= The Suburbanators =

The Suburbanators is a Canadian road movie/comedy film written and directed by Gary Burns and produced in 1995 by Burns and John Hazlett. It tells the story of bored, estranged slackers in their 20s who spend their time in suburban strip-malls, subdivisions and car lots in Calgary. The film was made for CDN$65,000. It was invited to play at the Sundance Film Festival and sold to the Sundance Channel. It is the first of what writer George Melnyk calls a trilogy which concludes with Kitchen Party (1998) and waydowntown (2000).

==Plot==
Bob and Al are passing time by driving around and looking for marijuana. In another part of town, two other young men, Eric and Carl, are also trying to buy drugs. A group of three musicians are at a Middle Eastern restaurant. They go to the suburbs to find a relative after they accidentally get their instruments locked up in an apartment. Carl starts a fight with a novelist and Eric almost gets arrested for drugs in a police raid and then Eric starts a fight with the musicians.
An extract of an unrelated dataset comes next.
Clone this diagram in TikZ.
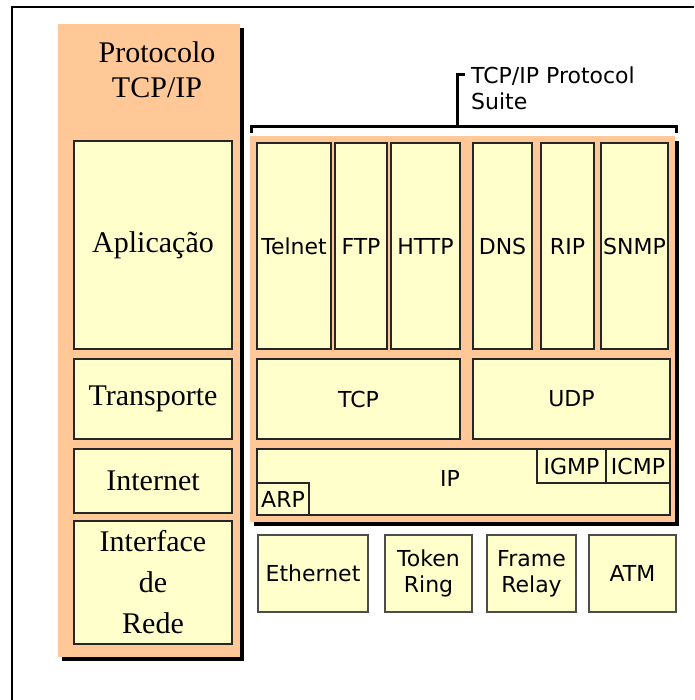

Carl and Bob steal some drugs.

==Cast==
- Bob Stephen Spender as Bob
- Joel McNichol as Al
- Jacob Banigan as Eric
- Stewart Burdett as Carl
Musicians:
- Jihad Traya
- Ahmad Taha
- Rogy Masri

==Reception==
Variety noted the "sharp editing and tight control of actors" and the use of "[b]leached colors, oblique camera angles and bargain-basement lighting". The film, which was aimed at male Generation X viewers, showed the unromantic drabness and pettiness of life in the suburbs in Western Canada, a stark contrast to the majestic mountains often shown in postcards.